What you need to know with Ontario's staycation tax credit about to expire
Ontario's staycation tax credit is set to expire at the end of the month.
The temporary government program was introduced on Jan. 1 and will expire on Dec. 31.
It offers a 20 per cent personal income tax credit on eligible accommodation expenses of up to $1,000 for an individual and $2,000 for a family, for a maximum credit of $200 or $400, respectively.
The program originally came to fruition in an effort to help local tourism and hospitality sectors hit hard by the pandemic.
How to apply
To take advantage of the refundable credit, Ontario residents can apply for it while submitting their 2022 personal tax returns and benefit.

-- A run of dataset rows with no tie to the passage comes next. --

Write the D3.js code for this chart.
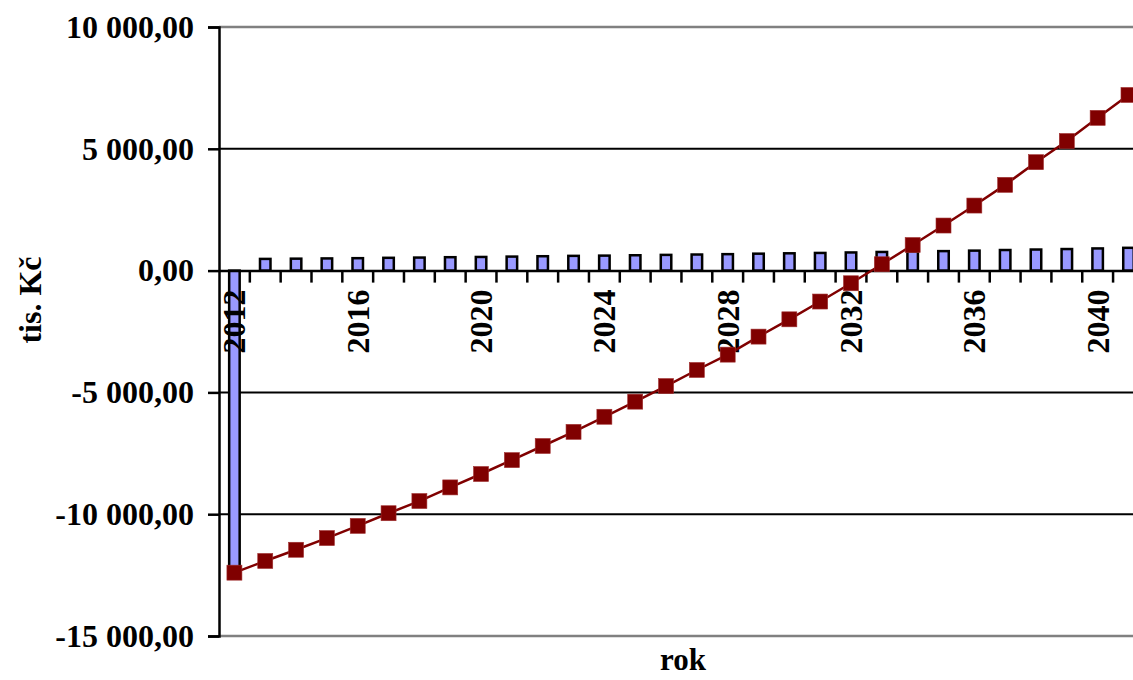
<!DOCTYPE html>
<html><head><meta charset="utf-8">
<script src="https://cdn.jsdelivr.net/npm/d3@7"></script>
<style>
html,body{margin:0;padding:0;background:#fff;}
svg{display:block;}
text{font-family:"Liberation Serif","Times New Roman",serif;font-weight:bold;fill:#000;}
</style></head>
<body>
<svg id="chart" width="1133" height="680"></svg>
<script>
const years = [2012,2013,2014,2015,2016,2017,2018,2019,2020,2021,2022,2023,2024,2025,2026,2027,2028,2029,2030,2031,2032,2033,2034,2035,2036,2037,2038,2039,2040,2041];
const cashFlow = [-12400,480,490,500,510,525,535,550,560,575,590,605,615,630,645,660,675,695,710,725,745,765,785,800,820,845,865,885,910,935];
const cumulative = [-12400,-11920,-11460,-10980,-10480,-9960,-9460,-8900,-8350,-7780,-7200,-6620,-6000,-5380,-4740,-4080,-3450,-2710,-2000,-1270,-520,260,1050,1850,2670,3520,4450,5320,6270,7210];
const yTicks = [-15000,-10000,-5000,0,5000,10000];
const xLabelYears = [2012,2016,2020,2024,2028,2032,2036,2040];
const yTitle = "tis. Kč";
const xTitle = "rok";

const svg = d3.select("#chart");
const pLeft = 219, pTop = 27, pBottom = 636, step = 30.83;
const x = d3.scaleBand().domain(years).range([pLeft, pLeft + years.length*step]).padding(0);
const y = d3.scaleLinear().domain([-15000,10000]).range([pBottom, pTop]);
const fmt = d3.formatLocale({decimal:",",thousands:" ",grouping:[3],currency:["",""],minus:"-"}).format(",.2f");
const pRight = 1140;
const FS = "32px";

// gridlines
svg.append("g").selectAll("line").data(yTicks.filter(d=>d!==0)).join("line")
  .attr("x1", pLeft).attr("x2", pRight)
  .attr("y1", d=>y(d)).attr("y2", d=>y(d))
  .attr("stroke", d => (d===10000||d===-15000) ? "#808080" : "#000")
  .attr("stroke-width", d => (d===10000||d===-15000) ? 2.5 : 2);

// bars
const bw = 10.5;
svg.append("g").selectAll("rect").data(years).join("rect")
  .attr("x", (d)=>x(d)+x.bandwidth()/2-bw/2)
  .attr("width", bw)
  .attr("y", (d,i)=>Math.min(y(cashFlow[i]), y(0)))
  .attr("height", (d,i)=>Math.abs(y(cashFlow[i])-y(0)))
  .attr("fill", "#9999FF").attr("stroke", "#000").attr("stroke-width", 2.5);

// y axis
const yAxis = d3.axisLeft(y).tickValues(yTicks).tickFormat(fmt).tickSize(11).tickPadding(14);
const gy = svg.append("g").attr("transform", `translate(${pLeft},0)`).call(yAxis);
gy.select(".domain").attr("stroke","#000").attr("stroke-width",2.5);
gy.selectAll(".tick line").attr("stroke","#000").attr("stroke-width",2.5);
gy.selectAll(".tick text").style("font-size",FS).style("font-family","'Liberation Serif',serif").style("font-weight","bold").attr("fill","#000");

// x axis at zero
const xAxis = d3.axisBottom(x).tickValues([]).tickSizeOuter(0);
const gx = svg.append("g").attr("transform", `translate(0,${y(0)})`).call(xAxis);
gx.select(".domain").attr("stroke","#000").attr("stroke-width",2.5);
svg.append("g").selectAll("line").data(years.slice(1)).join("line")
  .attr("x1", d=>x(d)).attr("x2", d=>x(d))
  .attr("y1", y(0)).attr("y2", y(0)+12)
  .attr("stroke","#000").attr("stroke-width",2.5);

// x labels
svg.append("g").selectAll("text").data(xLabelYears).join("text")
  .attr("transform", d=>`translate(${x(d)+x.bandwidth()/2},${y(0)+19}) rotate(-90)`)
  .attr("text-anchor","end").attr("dominant-baseline","central")
  .style("font-size",FS).text(d=>d);

// line
const line = d3.line().x((d,i)=>x(years[i])+x.bandwidth()/2).y(d=>y(d));
svg.append("path").datum(cumulative).attr("d", line)
  .attr("fill","none").attr("stroke","#800000").attr("stroke-width",2.5);
const ms = 15;
svg.append("g").selectAll("rect").data(cumulative).join("rect")
  .attr("x",(d,i)=>x(years[i])+x.bandwidth()/2-ms/2)
  .attr("y",d=>y(d)-ms/2)
  .attr("width",ms).attr("height",ms)
  .attr("fill","#800000").attr("stroke","#a03030").attr("stroke-width",0.6);

// titles
svg.append("text").attr("transform","translate(30,300) rotate(-90)")
  .attr("text-anchor","middle").attr("dominant-baseline","central")
  .style("font-size",FS).text(yTitle);
svg.append("text").attr("x",683).attr("y",670)
  .attr("text-anchor","middle").style("font-size","31px").text(xTitle);
</script>
</body></html>
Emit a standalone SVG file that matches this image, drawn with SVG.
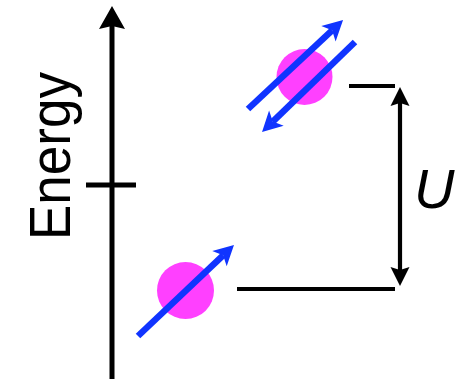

Even if the resident does not owe taxes, they can still apply.
What is the eligibility criteria?
- A stay of less than a month at a hotel, motel, resort, lodge, bed-and-breakfast establishment, cottage or campground in Ontario;
- A trip between Jan. 1 and Dec. 31, 2022;
- A leisure travel expense, business trips are excluded;
- Paid by the Ontario tax filer, their spouse or common-law partner, or their eligible child, as set out on a detailed receipt;
- Not reimbursed to the tax filer, their spouse or common-law partner, or their eligible child, by any person, including by a friend or an employer; and
- Subject to Goods and Services Tax (GST)/Harmonized Sales Tax (HST), as set out on a detailed receipt.